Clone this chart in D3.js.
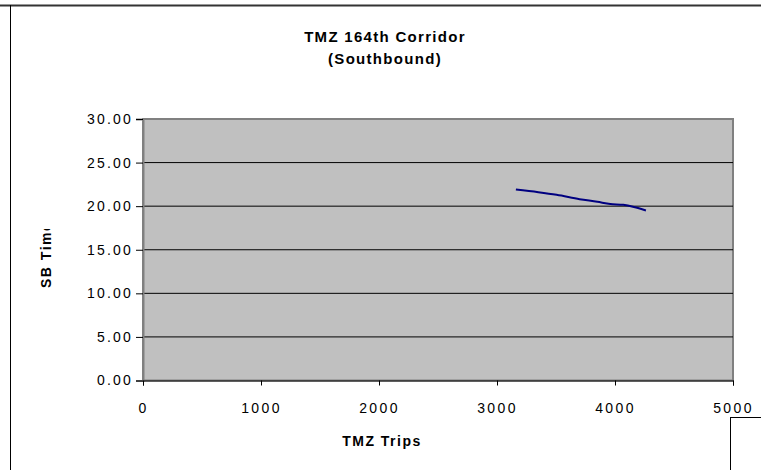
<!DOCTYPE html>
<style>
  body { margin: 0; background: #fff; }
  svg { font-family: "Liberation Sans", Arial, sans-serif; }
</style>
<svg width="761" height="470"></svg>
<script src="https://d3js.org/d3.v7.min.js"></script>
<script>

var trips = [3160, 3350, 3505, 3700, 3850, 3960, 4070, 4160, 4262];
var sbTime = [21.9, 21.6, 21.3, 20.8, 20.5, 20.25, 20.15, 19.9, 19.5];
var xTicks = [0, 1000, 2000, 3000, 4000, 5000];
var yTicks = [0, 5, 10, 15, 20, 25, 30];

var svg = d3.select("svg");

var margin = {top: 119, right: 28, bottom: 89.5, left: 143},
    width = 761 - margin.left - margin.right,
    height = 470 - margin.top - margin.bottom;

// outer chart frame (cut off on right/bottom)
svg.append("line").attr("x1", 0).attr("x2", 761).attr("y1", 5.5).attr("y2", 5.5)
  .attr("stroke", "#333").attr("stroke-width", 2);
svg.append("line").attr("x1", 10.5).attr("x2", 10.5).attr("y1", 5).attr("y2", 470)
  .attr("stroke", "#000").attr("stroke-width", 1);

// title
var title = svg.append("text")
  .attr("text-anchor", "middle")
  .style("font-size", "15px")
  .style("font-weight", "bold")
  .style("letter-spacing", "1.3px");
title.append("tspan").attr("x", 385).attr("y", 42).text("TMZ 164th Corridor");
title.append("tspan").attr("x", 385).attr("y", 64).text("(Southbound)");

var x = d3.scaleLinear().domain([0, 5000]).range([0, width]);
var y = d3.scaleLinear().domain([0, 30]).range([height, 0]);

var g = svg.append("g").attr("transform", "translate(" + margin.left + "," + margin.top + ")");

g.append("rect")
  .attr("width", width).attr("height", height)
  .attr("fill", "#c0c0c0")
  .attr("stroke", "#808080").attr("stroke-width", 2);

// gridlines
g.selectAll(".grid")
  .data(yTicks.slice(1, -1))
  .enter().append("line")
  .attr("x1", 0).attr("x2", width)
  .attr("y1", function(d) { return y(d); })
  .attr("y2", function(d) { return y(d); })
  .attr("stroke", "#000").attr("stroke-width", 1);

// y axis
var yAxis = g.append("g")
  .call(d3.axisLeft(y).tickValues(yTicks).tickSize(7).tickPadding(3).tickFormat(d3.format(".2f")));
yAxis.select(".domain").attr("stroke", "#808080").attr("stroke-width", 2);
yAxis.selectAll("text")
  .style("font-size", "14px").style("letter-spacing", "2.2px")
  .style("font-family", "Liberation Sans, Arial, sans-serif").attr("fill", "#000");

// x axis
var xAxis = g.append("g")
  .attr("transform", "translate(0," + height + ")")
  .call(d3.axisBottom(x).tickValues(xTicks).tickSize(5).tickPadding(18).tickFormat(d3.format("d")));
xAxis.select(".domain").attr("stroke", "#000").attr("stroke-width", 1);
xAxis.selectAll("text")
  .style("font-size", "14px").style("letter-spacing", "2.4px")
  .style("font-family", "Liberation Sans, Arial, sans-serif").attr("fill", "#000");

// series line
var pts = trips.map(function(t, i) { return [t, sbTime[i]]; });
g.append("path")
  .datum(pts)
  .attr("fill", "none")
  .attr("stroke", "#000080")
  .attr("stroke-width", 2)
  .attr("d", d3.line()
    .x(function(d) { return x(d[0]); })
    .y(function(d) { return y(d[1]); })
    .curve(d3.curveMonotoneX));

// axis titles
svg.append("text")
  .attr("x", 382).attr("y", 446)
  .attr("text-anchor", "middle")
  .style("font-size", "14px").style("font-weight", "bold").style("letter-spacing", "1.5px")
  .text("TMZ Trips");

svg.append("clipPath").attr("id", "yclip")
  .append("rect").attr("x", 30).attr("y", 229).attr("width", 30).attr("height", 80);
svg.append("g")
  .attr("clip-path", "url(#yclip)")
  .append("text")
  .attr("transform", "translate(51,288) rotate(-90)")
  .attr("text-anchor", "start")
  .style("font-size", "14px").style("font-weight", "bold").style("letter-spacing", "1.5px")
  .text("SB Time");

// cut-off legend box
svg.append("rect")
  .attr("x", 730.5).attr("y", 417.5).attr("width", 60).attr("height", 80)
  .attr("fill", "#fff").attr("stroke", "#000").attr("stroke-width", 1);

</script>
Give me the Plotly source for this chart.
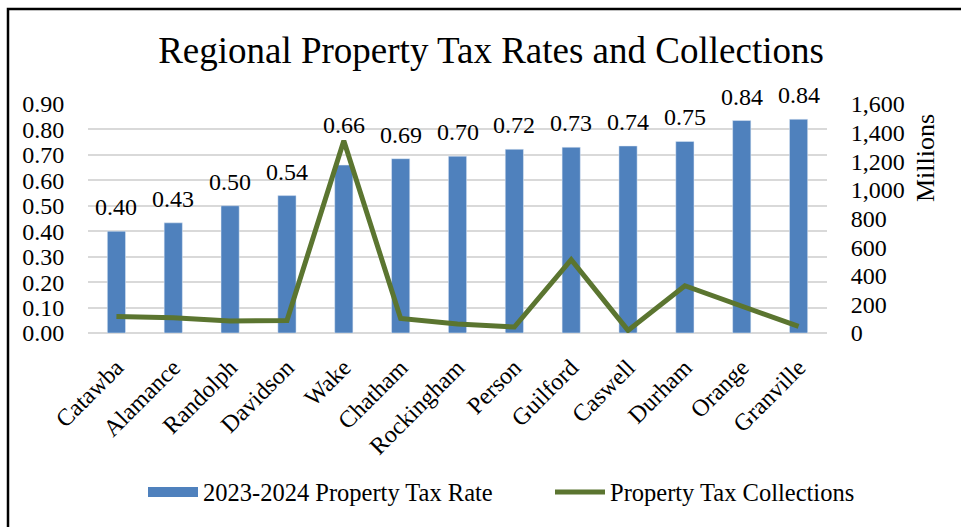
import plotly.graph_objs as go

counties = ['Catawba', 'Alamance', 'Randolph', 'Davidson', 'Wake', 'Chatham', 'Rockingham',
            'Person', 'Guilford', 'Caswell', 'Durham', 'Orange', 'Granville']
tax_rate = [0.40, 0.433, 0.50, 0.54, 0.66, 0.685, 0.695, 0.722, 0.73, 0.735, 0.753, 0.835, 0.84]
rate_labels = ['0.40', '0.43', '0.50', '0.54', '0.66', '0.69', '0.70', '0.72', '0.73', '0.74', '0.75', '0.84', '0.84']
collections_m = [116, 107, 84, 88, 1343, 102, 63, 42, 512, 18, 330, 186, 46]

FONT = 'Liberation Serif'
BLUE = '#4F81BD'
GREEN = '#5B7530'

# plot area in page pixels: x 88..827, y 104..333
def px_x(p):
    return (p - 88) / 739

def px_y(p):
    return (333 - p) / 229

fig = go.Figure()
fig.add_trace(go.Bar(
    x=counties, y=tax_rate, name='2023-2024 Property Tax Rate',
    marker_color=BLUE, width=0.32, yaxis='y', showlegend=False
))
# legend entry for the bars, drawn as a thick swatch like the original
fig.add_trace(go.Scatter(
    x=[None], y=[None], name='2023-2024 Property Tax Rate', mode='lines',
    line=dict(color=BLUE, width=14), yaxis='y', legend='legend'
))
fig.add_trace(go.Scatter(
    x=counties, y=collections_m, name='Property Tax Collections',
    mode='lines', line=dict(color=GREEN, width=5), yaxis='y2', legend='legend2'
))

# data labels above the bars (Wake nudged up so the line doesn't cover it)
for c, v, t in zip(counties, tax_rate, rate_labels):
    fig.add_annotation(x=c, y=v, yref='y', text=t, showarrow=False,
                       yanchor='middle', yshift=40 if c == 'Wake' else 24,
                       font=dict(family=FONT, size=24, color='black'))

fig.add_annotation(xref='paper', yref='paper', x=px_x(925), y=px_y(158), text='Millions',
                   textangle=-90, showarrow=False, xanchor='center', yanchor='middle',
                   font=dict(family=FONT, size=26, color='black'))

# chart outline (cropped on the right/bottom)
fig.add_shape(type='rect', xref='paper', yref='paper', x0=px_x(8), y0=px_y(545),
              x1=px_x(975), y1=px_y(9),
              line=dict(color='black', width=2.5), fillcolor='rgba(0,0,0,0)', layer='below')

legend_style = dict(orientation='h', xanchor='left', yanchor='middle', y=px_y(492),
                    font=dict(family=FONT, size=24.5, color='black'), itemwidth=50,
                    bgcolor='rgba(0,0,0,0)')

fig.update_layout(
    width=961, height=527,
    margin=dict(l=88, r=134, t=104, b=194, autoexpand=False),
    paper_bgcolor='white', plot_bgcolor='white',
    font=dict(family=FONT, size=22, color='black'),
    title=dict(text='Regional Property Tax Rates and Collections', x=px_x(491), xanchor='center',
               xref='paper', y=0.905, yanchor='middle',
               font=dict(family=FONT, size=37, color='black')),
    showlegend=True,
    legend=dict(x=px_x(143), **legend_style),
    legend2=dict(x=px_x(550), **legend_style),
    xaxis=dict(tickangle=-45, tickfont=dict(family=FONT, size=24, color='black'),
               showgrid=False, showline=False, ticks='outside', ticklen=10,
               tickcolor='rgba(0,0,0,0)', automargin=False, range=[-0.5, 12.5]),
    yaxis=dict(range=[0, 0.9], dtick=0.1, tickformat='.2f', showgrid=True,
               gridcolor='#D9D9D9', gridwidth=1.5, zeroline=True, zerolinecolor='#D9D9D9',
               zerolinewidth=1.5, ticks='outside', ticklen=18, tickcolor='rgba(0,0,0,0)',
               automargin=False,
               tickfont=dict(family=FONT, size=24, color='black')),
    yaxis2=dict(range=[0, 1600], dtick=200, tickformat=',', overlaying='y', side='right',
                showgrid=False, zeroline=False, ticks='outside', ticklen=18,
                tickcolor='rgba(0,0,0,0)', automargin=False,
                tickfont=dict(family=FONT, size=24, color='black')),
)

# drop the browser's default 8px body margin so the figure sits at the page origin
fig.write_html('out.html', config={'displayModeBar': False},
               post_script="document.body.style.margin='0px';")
════════
(Given instruction)
Using the data above, set down each line from the line with "Give me the Plotly source for this chart." to the line with "return (333 - p) / 229" exactly, both ends included, and leave the pictures behind. Nothing else belongs.

(Written answer)
Give me the Plotly source for this chart.
import plotly.graph_objs as go

counties = ['Catawba', 'Alamance', 'Randolph', 'Davidson', 'Wake', 'Chatham', 'Rockingham',
            'Person', 'Guilford', 'Caswell', 'Durham', 'Orange', 'Granville']
tax_rate = [0.40, 0.433, 0.50, 0.54, 0.66, 0.685, 0.695, 0.722, 0.73, 0.735, 0.753, 0.835, 0.84]
rate_labels = ['0.40', '0.43', '0.50', '0.54', '0.66', '0.69', '0.70', '0.72', '0.73', '0.74', '0.75', '0.84', '0.84']
collections_m = [116, 107, 84, 88, 1343, 102, 63, 42, 512, 18, 330, 186, 46]

FONT = 'Liberation Serif'
BLUE = '#4F81BD'
GREEN = '#5B7530'

# plot area in page pixels: x 88..827, y 104..333
def px_x(p):
    return (p - 88) / 739

def px_y(p):
    return (333 - p) / 229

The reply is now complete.